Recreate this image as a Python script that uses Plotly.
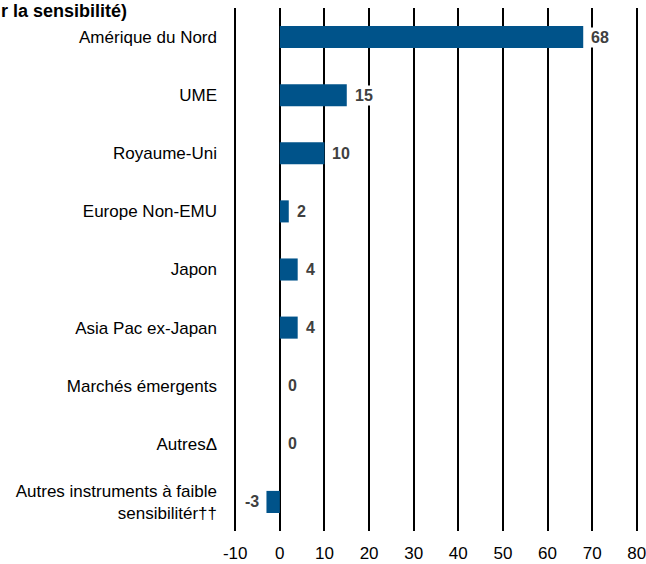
import plotly.graph_objects as go

categories = [
    "Amérique du Nord",
    "UME",
    "Royaume-Uni",
    "Europe Non-EMU",
    "Japon",
    "Asia Pac ex-Japan",
    "Marchés émergents",
    "Autres\u0394",
    "Autres instruments à faible<br>sensibilitér\u2020\u2020",
]
values = [68, 15, 10, 2, 4, 4, 0, 0, -3]
labels = ["68", "15", "10", "2", "4", "4", "0", "0", "-3"]
x_ticks = [-10, 0, 10, 20, 30, 40, 50, 60, 70, 80]
x_tick_text = ["-10", "0", "10", "20", "30", "40", "50", "60", "70", "80"]
title_text = "r la sensibilité)"

BAR = "#00538A"
FONT = "Liberation Sans, Arial, sans-serif"

fig = go.Figure()
fig.add_trace(go.Bar(
    y=categories, x=values, orientation="h",
    marker=dict(color=BAR, line=dict(width=0)),
    hoverinfo="skip",
))

annotations = []
for c, v, t in zip(categories, values, labels):
    if v < 0:
        annotations.append(dict(x=v, y=c, xref="x", yref="y", text=t, showarrow=False,
                                xanchor="right", xshift=-5, bgcolor="white",
                                font=dict(family=FONT, size=16, color="#404040", weight="bold")))
    else:
        annotations.append(dict(x=v, y=c, xref="x", yref="y", text=t, showarrow=False,
                                xanchor="left", xshift=6, bgcolor="white",
                                font=dict(family=FONT, size=16, color="#404040", weight="bold")))

annotations.append(dict(x=0, y=1, xref="paper", yref="paper", text=title_text, showarrow=False,
                        xanchor="left", yanchor="top", xshift=-234, yshift=9,
                        font=dict(family=FONT, size=18, color="black", weight="bold")))

fig.update_layout(
    width=646, height=564,
    margin=dict(l=233, r=7, t=8, b=33),
    paper_bgcolor="white", plot_bgcolor="white",
    showlegend=False,
    bargap=0.62,
    font=dict(family=FONT, size=17, color="black"),
    annotations=annotations,
    xaxis=dict(range=[-10.5, 80.5], tickvals=x_ticks, ticktext=x_tick_text,
               showgrid=True, gridcolor="black", gridwidth=1.5,
               zeroline=True, zerolinecolor="black", zerolinewidth=1.5, showline=False,
               ticks="", ticklabelstandoff=10, automargin=False, ticklabeloverflow="allow",
               tickfont=dict(size=17, color="black")),
    yaxis=dict(categoryorder="array", categoryarray=categories, autorange="reversed",
               showgrid=False, zeroline=False, showline=False, ticks="", automargin=False,
               ticklabelstandoff=15, tickfont=dict(size=17, color="black")),
)

fig.write_html("out.html", config={"displayModeBar": False},
               post_script="document.body.style.margin='0';")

★ ★ ★

[What is being asked] Leave out the pictures and output the rest of the material exactly as written.

[Task answer]
Recreate this image as a Python script that uses Plotly.
import plotly.graph_objects as go

categories = [
    "Amérique du Nord",
    "UME",
    "Royaume-Uni",
    "Europe Non-EMU",
    "Japon",
    "Asia Pac ex-Japan",
    "Marchés émergents",
    "Autres\u0394",
    "Autres instruments à faible<br>sensibilitér\u2020\u2020",
]
values = [68, 15, 10, 2, 4, 4, 0, 0, -3]
labels = ["68", "15", "10", "2", "4", "4", "0", "0", "-3"]
x_ticks = [-10, 0, 10, 20, 30, 40, 50, 60, 70, 80]
x_tick_text = ["-10", "0", "10", "20", "30", "40", "50", "60", "70", "80"]
title_text = "r la sensibilité)"

BAR = "#00538A"
FONT = "Liberation Sans, Arial, sans-serif"

fig = go.Figure()
fig.add_trace(go.Bar(
    y=categories, x=values, orientation="h",
    marker=dict(color=BAR, line=dict(width=0)),
    hoverinfo="skip",
))

annotations = []
for c, v, t in zip(categories, values, labels):
    if v < 0:
        annotations.append(dict(x=v, y=c, xref="x", yref="y", text=t, showarrow=False,
                                xanchor="right", xshift=-5, bgcolor="white",
                                font=dict(family=FONT, size=16, color="#404040", weight="bold")))
    else:
        annotations.append(dict(x=v, y=c, xref="x", yref="y", text=t, showarrow=False,
                                xanchor="left", xshift=6, bgcolor="white",
                                font=dict(family=FONT, size=16, color="#404040", weight="bold")))

annotations.append(dict(x=0, y=1, xref="paper", yref="paper", text=title_text, showarrow=False,
                        xanchor="left", yanchor="top", xshift=-234, yshift=9,
                        font=dict(family=FONT, size=18, color="black", weight="bold")))

fig.update_layout(
    width=646, height=564,
    margin=dict(l=233, r=7, t=8, b=33),
    paper_bgcolor="white", plot_bgcolor="white",
    showlegend=False,
    bargap=0.62,
    font=dict(family=FONT, size=17, color="black"),
    annotations=annotations,
    xaxis=dict(range=[-10.5, 80.5], tickvals=x_ticks, ticktext=x_tick_text,
               showgrid=True, gridcolor="black", gridwidth=1.5,
               zeroline=True, zerolinecolor="black", zerolinewidth=1.5, showline=False,
               ticks="", ticklabelstandoff=10, automargin=False, ticklabeloverflow="allow",
               tickfont=dict(size=17, color="black")),
    yaxis=dict(categoryorder="array", categoryarray=categories, autorange="reversed",
               showgrid=False, zeroline=False, showline=False, ticks="", automargin=False,
               ticklabelstandoff=15, tickfont=dict(size=17, color="black")),
)

fig.write_html("out.html", config={"displayModeBar": False},
               post_script="document.body.style.margin='0';")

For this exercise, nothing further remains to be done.